On February 18, CSSC's flagship, China CSSC Holdings, and its smaller counterpart China Shipbuilding Industry Co (CSIC) announced that their shareholders had "overwhelmingly approved" the proposed integration. The shareholders' agreement marks the completion of all corporate governance procedures required for the merger, leaving only administrative approval to be obtained, Mysteel Global notes, as the State-owned Assets Supervision and Administration Commission (SASAC) of the State Council gave its consent last month.
In September last year, China CSSC Holdings revealed plans to merge with CSIC by issuing A-shares to all CSIC shareholders. The transaction is valued at Yuan 115 billion ($15.8 billion), making it the largest merger in China's A-share market in the past decade.
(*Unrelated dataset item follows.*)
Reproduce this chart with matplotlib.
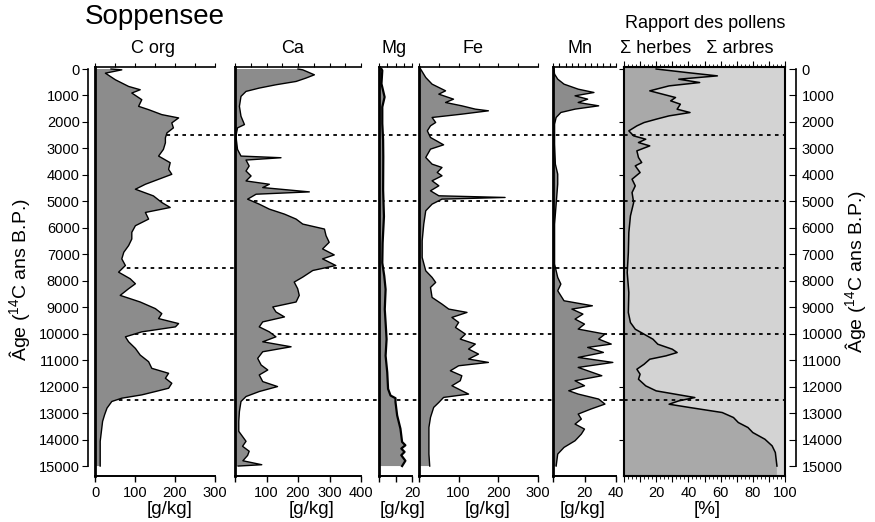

This deal will create the world's largest listed shipbuilding company in terms of ship order backlog. Moreover, it is the largest asset consolidation in China since the establishment of CSSC in November 2019, following the merger of China State Shipbuilding Corp and China Shipbuilding Industry Corp, then both 100% owned by SASAC, as Mysteel Global reported.
Industry insiders believe that the merger will combine the strengths of both shipbuilding giants, boosting research, production capabilities, and supply chain efficiency. The union is expected to make China a dominant force in the global shipbuilding market and accelerate the development of the domestic shipbuilding industry, sources said.
China CSSC Holdings covers a broad spectrum of the shipbuilding industry, including large-scale shipbuilding, ship repair, provision of electromechanical equipment, and offshore engineering. Its subsidiaries include Jiangnan Shipyard, Shanghai Waigaoqiao Shipbuilding, Chengxi Shipyard, and Guangzhou Shipyard International.
On the other hand, CSIC specializes in vessel design, research, and manufacturing. It operates across five key sectors, namely marine defence and equipment, marine transportation, deep-sea equipment, ship repair and conversion, and electromechanical equipment.
China CSSC Holdings estimates that it achieved a net profit of Yuan 3.3-4 billion in 2024, rising by 11.6-35.3% on year, while CSIC's profits will likely reach Yuan 1.2-1.4 billion, bouncing back from the previous year's losses, according to the two firms' performance forecasts released in January.